Kannon Do has been providing opportunities for contemplative practice for the San Francisco mid-peninsula and South Bay for over fifty years.

In 1965 Suzuki-roshi came to the US from Japan and established Zen practice in the San Francisco area. Soon Zen practice began to root in several locations throughout the Bay Area. The San Francisco Zen Center was started; practice communities grew up in Santa Cruz and Los Gatos; and a fledging community took hold in Los Altos, located in the heart of what would soon be known as Silicon Valley.


Marian Derby

The Los Altos community established a daily practice of zazen that was made possible by the generosity of one of the Sangha members, Marian Derby. Marian insisted that the garage of her home be converted into a meditation hall, or zendo. Suzuki-roshi and the Sangha did the construction. It had room for seventeen cushions. As seventeen is the number of syllables in a haiku poem, they named the new center Haiku Zendo.


Suzuki Roshi at Haiku Zendo (Opening Day)

Suzuki-roshi or Katagiri-roshi came from San Francisco each week to Haiku Zendo.   Suzuki-roshi’s Wednesday night lectures were recorded. The significance of these talks was to be illustrated a few years later when they were transcribed, forming the heart of the book Zen Mind, Beginner’s Mind.

The philosophy of Haiku Zendo had several important characteristics:

  • All activities were available to anyone who came, without qualification.
  • The zendo was physically accommodating, with movable tans and room for chairs. 
  • The environment was sustained by guidelines, rather than hard and fast rules.
  • Financial support was voluntary; there was no financial obligation.

A pervasive atmosphere of giving was created by Marian, who prepared Saturday breakfasts for the Sangha and made frequent trips to San Francisco Zen Center to drive Suzuki-roshi or Katagiri-roshi to and from Haiku Zendo.

Haiku Zendo was often filled to capacity. Frequently, people had to stand outside the zendo, unable to join in zazen. More room was required to meet the increasing demand.

In 1968, Marian wanted to deepen her practice by leaving Los Altos to spend several years at Tassajara. She asked Les and Mary Kaye if they would move into her house and become stewards of Haiku Zendo.  They agreed. Leaving their home in San Jose, they moved to Los Altos in September with their two children.

In 1970, encouraged by Suzuki-roshi, the students of Haiku Zendo invited the Zen monk Kobun Chino to come from Japan to be its spiritual leader. He arrived in early 1971 and the practice flourished. In 1976, the City of Los Altos discovered Haiku Zendo and determined that it was functioning as a public meeting place, thereby violating residential zoning ordinances. The city gave Les and Mary official notice to discontinue Haiku Zendo activities at their residence.
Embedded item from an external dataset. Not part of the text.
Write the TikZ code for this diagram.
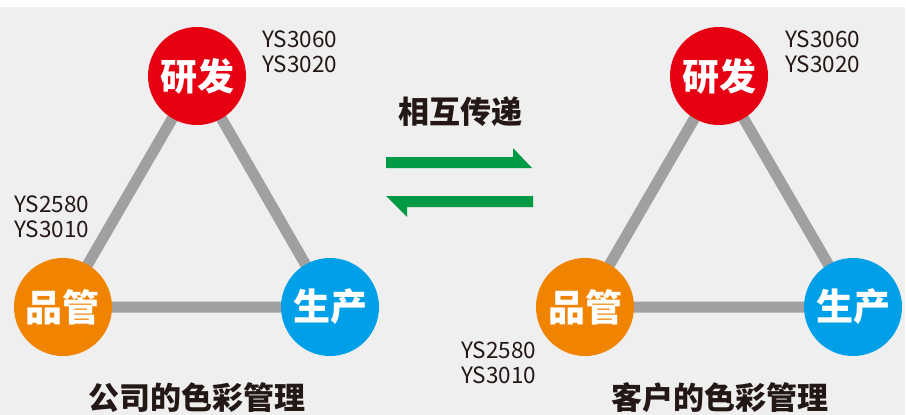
\documentclass[tikz,border=0pt]{standalone}
\usepackage{fontspec}
\setmainfont{Noto Sans CJK SC}
\usetikzlibrary{positioning,backgrounds}
\definecolor{yfred}{HTML}{E60012}
\definecolor{pgorange}{HTML}{F08300}
\definecolor{scblue}{HTML}{00A0E9}
\definecolor{arrowgreen}{HTML}{009944}
\definecolor{linkgray}{HTML}{A0A0A0}
\definecolor{bggray}{HTML}{EFEFEF}
\definecolor{inkdark}{HTML}{231815}
\tikzset{
    node style ball/.style={circle,minimum size=98pt,inner sep=0pt,text=white,%
        font=\fontsize{37}{37}\selectfont\bfseries},
    line style link/.style={draw=linkgray,line width=11pt},
    node style code/.style={align=left,anchor=west,inner sep=0pt,text=inkdark,%
        font=\fontsize{22.5}{25}\selectfont},
    node style title/.style={inner sep=0pt,text=inkdark,%
        font=\fontsize{31}{31}\selectfont\bfseries},
}

\begin{document}
\begin{tikzpicture}[x=1pt,y=-1pt]
\useasboundingbox (0,0) rectangle (906,415);

% company side
\node [node style ball,fill=yfred]    (yfL) at (197,76)  {研发};
\node [node style ball,fill=pgorange] (pgL) at (63,307)  {品管};
\node [node style ball,fill=scblue]   (scL) at (330,307) {生产};

% customer side
\node [node style ball,fill=yfred]    (yfR) at (719,76)  {研发};
\node [node style ball,fill=pgorange] (pgR) at (585,307) {品管};
\node [node style ball,fill=scblue]   (scR) at (853,307) {生产};

% codes
\node [node style code] (codeYL) at (262,51.5)  {YS3060\\YS3020};
\node [node style code] (codePL) at (14,216.5)  {YS2580\\YS3010};
\node [node style code] (codeYR) at (785,51.5)  {YS3060\\YS3020};
\node [node style code] (codePR) at (461,363)   {YS2580\\YS3010};

% titles
\node [node style title] (titleL) at (197,398) {公司的色彩管理};
\node [node style title] (titleR) at (720,398) {客户的色彩管理};
\node [node style title] (swap)   at (460,112) {相互传递};

% exchange arrows
\fill [arrowgreen] (386,157) -- (513,157) -- (513,148) -- (532,168) -- (386,168) -- cycle;
\fill [arrowgreen] (386,196) -- (533,196) -- (533,207) -- (407,207) -- (407,217) -- cycle;

\begin{scope}[on background layer]
\fill [white] (0,0) rectangle (906,415);
\fill [bggray] (0,7) rectangle (905,415);
% links
\draw [line style link] (yfL.center) -- (pgL.center) -- (scL.center) -- cycle;
\draw [line style link] (yfR.center) -- (pgR.center) -- (scR.center) -- cycle;
\end{scope}
\end{tikzpicture}
\end{document}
Fortunately, the city was lenient, giving the Sangha time to address the situation.


Gospel Assembly Church (viewed from College Avenue)

In response, the Sangha made plans to move and to make the meditation center more accessible to the public. In two years, they raised sufficient funds to purchase the Gospel Assembly Church in the old Castro City district of Mountain View. In 1978, It was transformed into Kannon Do, which means “Place of Compassion.”

The gift-giving spirit of Haiku Zendo extended to the new Mountain View location. The Sangha extensively remodeled the church, removing its theater type seats and linoleum floor tiles. They refurbished the underlying wood and moved a wall that separated the zendo and Sangha room to expand the size of the Sangha room.

The floor to ceiling windows of the former church were replaced with clerestory, the clapboard exterior was covered with stucco, and the roof was replaced. The neighbors welcomed Kannon Do and its members, who added a stabilizing influence in what was at that time a somewhat troubled neighborhood.


In 1983, Kobun appointed Les Kaye the spiritual leader of Kannon Do and moved to New Mexico to assist in establishing a new Zen Center. In 1985, Les received Dharma Transmission by Hoitsu Suzuki-roshi, son and heir of Shunryu, in a month-long ceremony at Rinsoin, the family’s home temple in Yaizu, Japan. In 1988, the Kannon Do Sangha invited Les to become its first abbot.

Kannon Do zendo building, 1972 Rock Street; view from the street

In 1990, the Kannon Do membership felt the need for a larger facility to accommodate its growing activities and to widen its accessibility to the larger community. Following ten years of fund-raising and three years of searching for suitable property in a tight real estate market, a one-half-acre property, with two houses, was purchased at 1972 Rock Street for $800,000. An additional year and a half was required to obtain the Conditional Use Permit from the city of Mountain View. Final plans for the new center were completed in 2004, construction took place in 2005, and the Sangha moved into the new Kannon Do in 2006. A formal dedication ceremony was held March 3, 2007. Today our membership has grown to nearly 400 members and has spawned new Zen Centers in California, Oregon, Maine, France, and Italy.